Все это выглядит опять-таки язвительно, но уже отчасти и научно. Однако речь идет все-таки о бузине и дядьке. Параллель, проводимая С. Бочаровым: «Религиозная филология как явление наших дней рифмуется с религиозной философией, явлением начала века», — произвольна настолько же, насколько поверхностна. Она и основана именно и только на «рифме» («религиозная фило-…»), да притом еще искусственно созданной: само название «религиозная филология» придумано только что, как раз в эту самую «рифму», — ведь для того, чтобы поставить в печку, надо назвать горшком. Впрочем, параллель действительно может иметь место — но только не в области рифмовки и с совсем другими выводами.

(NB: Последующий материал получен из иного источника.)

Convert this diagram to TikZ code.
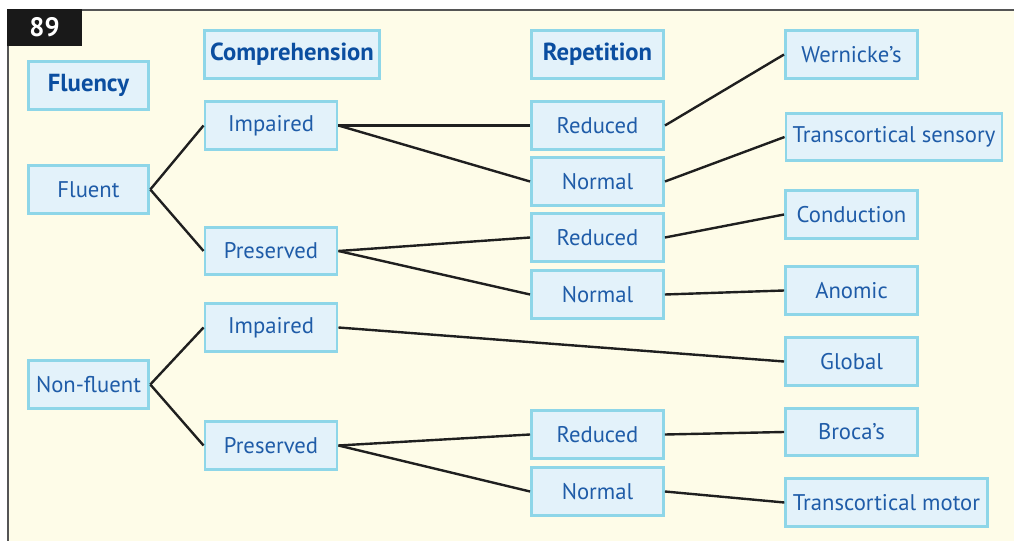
\documentclass[tikz,border=0pt]{standalone}
\usepackage{fontspec}
\setmainfont{PT Sans}
\definecolor{bgcream}{HTML}{FEFCE8}
\definecolor{boxfill}{HTML}{E3F2FA}
\definecolor{boxline}{HTML}{8ED6E8}
\definecolor{txtblue}{HTML}{1F5CA8}
\definecolor{hdrblue}{HTML}{0B4EA0}
\definecolor{frame}{HTML}{555555}
\tikzset{
  box/.style={draw=boxline, fill=boxfill, line width=2.2pt, text=txtblue,
    font=\fontsize{17}{20}\selectfont, minimum height=35.5pt, inner sep=0pt},
  sbox/.style={box, minimum width=99pt},
  fbox/.style={box, minimum width=90.5pt},
  hdr/.style={font=\fontsize{18.5}{21}\selectfont\bfseries, text=hdrblue},
  link/.style={line width=1.8pt, draw=black!88},
}
\begin{document}
\begin{tikzpicture}[x=0.75pt,y=-0.75pt]
\useasboundingbox (0,0) rectangle (1014,541);
\fill[white] (0,0) rectangle (1014,541);
\fill[bgcream] (8,10) rectangle (1014,541);
\draw[frame, line width=1.5pt] (8,541) -- (8,10) -- (1014,10);
\fill[black!90] (7,9) rectangle (82,46);
\node[text=white, font=\fontsize{20}{22}\selectfont\bfseries] (badge) at (44.5,27.5) {89};
% column 1
\node[fbox, hdr] (fluency) at (88.5,85.5) {Fluency};
\node[fbox] (fluent) at (88.5,189.5) {Fluent};
\node[fbox] (nonfluent) at (88.5,384.5) {Non-fluent};
% column 2
\node[box, hdr, minimum width=131pt] (compr) at (292,54.5) {Comprehension};
\node[sbox] (imp1) at (271,125.5) {Impaired};
\node[sbox] (pres1) at (271,251) {Preserved};
\node[sbox] (imp2) at (271,327.5) {Impaired};
\node[sbox] (pres2) at (271,445.5) {Preserved};
% column 3
\node[sbox, hdr] (rep) at (597.5,54.5) {Repetition};
\node[sbox] (red1) at (597.5,125.5) {Reduced};
\node[sbox] (nor1) at (597.5,181.5) {Normal};
\node[sbox] (red2) at (597.5,237.5) {Reduced};
\node[sbox] (nor2) at (597.5,294.5) {Normal};
\node[sbox] (red3) at (597.5,434.5) {Reduced};
\node[sbox] (nor3) at (597.5,491.5) {Normal};
% column 4
\node[sbox] (wern) at (851.5,54.5) {Wernicke’s};
\node[box, minimum width=162pt] (tsens) at (894,137) {Transcortical sensory};
\node[sbox] (cond) at (851.5,214.5) {Conduction};
\node[sbox] (anom) at (851.5,290.5) {Anomic};
\node[sbox] (glob) at (851.5,361.5) {Global};
\node[sbox] (broca) at (851.5,432) {Broca’s};
\node[box, minimum width=151pt] (tmot) at (886.5,502.5) {Transcortical motor};
% connectors
\draw[link] (fluent.east) -- (imp1.west);
\draw[link] (fluent.east) -- (pres1.west);
\draw[link] (nonfluent.east) -- (imp2.west);
\draw[link] (nonfluent.east) -- (pres2.west);
\draw[link] (imp1.east) -- (red1.west);
\draw[link] (imp1.east) -- (nor1.west);
\draw[link] (pres1.east) -- (red2.west);
\draw[link] (pres1.east) -- (nor2.west);
\draw[link] (imp2.east) -- (glob.west);
\draw[link] (pres2.east) -- (red3.west);
\draw[link] (pres2.east) -- (nor3.west);
\draw[link] (red1.east) -- (wern.west);
\draw[link] (nor1.east) -- (tsens.west);
\draw[link] (red2.east) -- (cond.west);
\draw[link] (nor2.east) -- (anom.west);
\draw[link] (red3.east) -- (broca.west);
\draw[link] (nor3.east) -- (tmot.west);
\end{tikzpicture}
\end{document}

Русской религиозной философии потому и понадобилась «работа самообоснования», что до нее родовым признаком философии Нового времени было сознание мировоззренческой суверенности, эмансипации от религии; философия была сама себе «религия», она вытесняла религию, и, как видим сегодня, довольно успешно. Русская же философия тем и оригинальна была, что впервые строилась на иных основаниях: оставаясь наукой, вписала себя в контекст христианской веры. С филологией дело обстоит совсем иначе: она всегда покоилась на внеположных ей мировоззренческих основаниях и в этом смысле всегда была «религиозна»: ведь и евангельское «В начале было Слово», и просветительский Разум, и марксистские в начале была материя и «Религия есть опиум…» суть предметы веры; и мировоззрение научного позитивизма есть в своем роде религия; и сама наука, будь то филология или математика, родилась из представлений о бытии как устроенном целом, стало быть, имеет религиозные корни. «Религиозность» филологии — никакое не «новое» слово, скорее хорошо забытое старое, тем более поскольку речь идет о науке гуманитарной. И то явление, которому С. Бочаров посвятил свой постскриптум, — вовсе не «самоутверждение» какой-то «новой», «религиозной» филологии, а скорее попытка самоосознания филологии в «старом» качестве: деятельности, самоназвавшейся любовью к Логосу; попытка об этой своей природе вспомнить, ее посильно осмыслить и осуществить, уже на основе христианского опыта — который и русскую литературу создал.